Harvard School of Public Health researchers found cigarettes manufacturers steadily increased the levels of nicotine addictive agent in cigarettes.
A reanalysis of nicotine yield from major brand name cigarettes sold in MA from 1997 to 2005 has confirmed that manufacturers steadily increased the levels of this addictive agent. Increases in smoke nicotine yield per cigarette averaged 1.6 percent each year or about 11 percent over a seven-year period (1998-2005).

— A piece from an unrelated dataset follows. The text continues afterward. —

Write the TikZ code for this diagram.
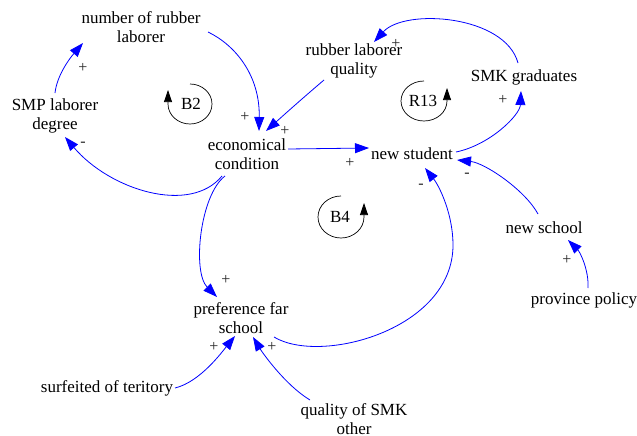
\documentclass[tikz,border=0pt]{standalone}
\usepackage{fontspec}
\setmainfont{Liberation Serif}
\usetikzlibrary{arrows.meta}
\tikzset{
  var/.style={align=center, inner sep=1pt, font=\fontsize{17}{19.5}\selectfont},
  sign/.style={inner sep=0pt, text=black!85, font=\fontsize{16}{18}\selectfont},
  link/.style={draw=blue, line width=0.8pt, -{Triangle[length=14pt,width=10pt]}},
  loopar/.style={draw=black, line width=0.7pt, -{Triangle[length=12pt,width=8pt]}},
}
\begin{document}
\begin{tikzpicture}[x=1pt,y=-1pt]
\useasboundingbox (0,0) rectangle (637,436);
% variables
\node[var] (nrl) at (141,27) {number of rubber\\laborer};
\node[var] (smp) at (55,116) {SMP laborer\\degree};
\node[var] (econ) at (247,154) {economical\\condition};
\node[var] (rlq) at (354,61) {rubber laborer\\quality};
\node[var] (smk) at (524,77) {SMK graduates};
\node[var] (ns) at (412,154) {new student};
\node[var] (nsch) at (544,228) {new school};
\node[var] (pp) at (584,300) {province policy};
\node[var] (pfs) at (241,318) {preference far\\school};
\node[var] (sot) at (107,388) {surfeited of teritory};
\node[var] (qsmk) at (354,419) {quality of SMK\\other};
% loop markers
\node[var] (b2) at (191,104) {B2};
\node[var] (r13) at (423,101) {R13};
\node[var] (b4) at (340,217) {B4};
\draw[loopar] ([xshift=-1pt,yshift=20pt]b2.center) arc[start angle=90,end angle=-180,x radius=22pt,y radius=20pt] -- ++(0,14pt);
\draw[loopar] ([xshift=1pt,yshift=20pt]r13.center) arc[start angle=90,end angle=360,x radius=23pt,y radius=20pt] -- ++(0,13pt);
\draw[loopar] ([xshift=1pt,yshift=21pt]b4.center) arc[start angle=90,end angle=360,x radius=23pt,y radius=21pt] -- ++(0,14pt);
% connectors
\draw[link] ([xshift=67pt,yshift=-5pt]nrl.center) .. controls +(27,13) and +(1,-56) .. ([xshift=12pt,yshift=23pt]econ.center);
\draw[link] ([xshift=-30pt,yshift=-19pt]rlq.center) .. controls +(-20,17) and +(20,-18) .. ([xshift=19pt,yshift=23pt]econ.center);
\draw[link] ([xshift=-6pt,yshift=14pt]smk.center) .. controls +(-13,-48) and +(31,-34) .. ([xshift=20pt,yshift=19pt]rlq.center);
\draw[link] ([xshift=41pt,yshift=5pt]econ.center) -- ([xshift=-43pt,yshift=6pt]ns.center);
\draw[link] ([xshift=44pt,yshift=2pt]ns.center) .. controls +(34,-7) and +(-1,24) .. ([xshift=-3pt,yshift=-14pt]smk.center);
\draw[link] ([xshift=-25pt,yshift=-22pt]econ.center) .. controls +(-32,39) and +(45,53) .. ([xshift=10pt,yshift=-21pt]smp.center);
\draw[link] ([yshift=23pt]smp.center) .. controls +(2,-18) and +(-13,15) .. ([xshift=-58pt,yshift=-16pt]nrl.center);
\draw[link] ([xshift=-22pt,yshift=-22pt]econ.center) .. controls +(-25,19) and +(-25,-25) .. ([xshift=-24pt,yshift=21pt]pfs.center);
\draw[link] ([xshift=33pt,yshift=-19pt]pfs.center) .. controls (320,365) and (453,330) .. (453,245) .. controls (453,215) and (440,187) .. ([xshift=13pt,yshift=-14pt]ns.center);
\draw[link] ([xshift=-6pt,yshift=14pt]nsch.center) .. controls +(-13,-24) and +(28,3) .. ([xshift=45pt,yshift=-6pt]ns.center);
\draw[link] ([xshift=4pt,yshift=12pt]pp.center) .. controls +(1,-18) and +(12,12) .. ([xshift=24pt,yshift=-12pt]nsch.center);
\draw[link] ([xshift=68pt]sot.center) .. controls +(25,-6) and +(-13,16) .. ([xshift=-6pt,yshift=-18pt]pfs.center);
\draw[link] ([xshift=-44pt,yshift=19pt]qsmk.center) .. controls +(-25,-15) and +(9,15) .. ([xshift=12pt,yshift=-19pt]pfs.center);
% polarity signs
\node[sign] (s1) at (245,117) {+};
\node[sign] (s2) at (285,131) {+};
\node[sign] (s3) at (396,44) {+};
\node[sign] (s4) at (350,163) {+};
\node[sign] (s5) at (503,100) {+};
\node[sign] (s6) at (83,144) {-};
\node[sign] (s7) at (83,68) {+};
\node[sign] (s8) at (226,280) {+};
\node[sign] (s9) at (421,186) {-};
\node[sign] (s10) at (467,175) {-};
\node[sign] (s11) at (567,260) {+};
\node[sign] (s12) at (214,347) {+};
\node[sign] (s13) at (272,347) {+};
\end{tikzpicture}
\end{document}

Findings from the report “Trends in Smoke Nicotine Yield and Relationship to Design Characteristics Among Popular U.S. Cigarette Brands” presented at Harvard School of Public Health, Bldg 3/Rm 203, on Thurs., Jan_18, 2007.
The analysis was performed by a research team from the Tobacco Control Research Program at HSPH led by program director Gregory Connolly, professor of the practice of public health, and Howard Koh, associate dean for public health practice at HSPH and a former commissioner of public health for the Commonwealth of Massachusetts (1997-2003). The other co-investigators were HSPH researchers Hillel R. Alpert and Geoffrey Ferris Wayne.
“Cigarettes are finely-tuned drug delivery devices, designed to perpetuate a tobacco pandemic,” said former Commissioner Koh. “Yet precise information about these products remains shrouded in secrecy, hidden from the public. Policy actions today requiring the tobacco industry to disclose critical information about nicotine and product design could protect the next generation from the tragedy of addiction.”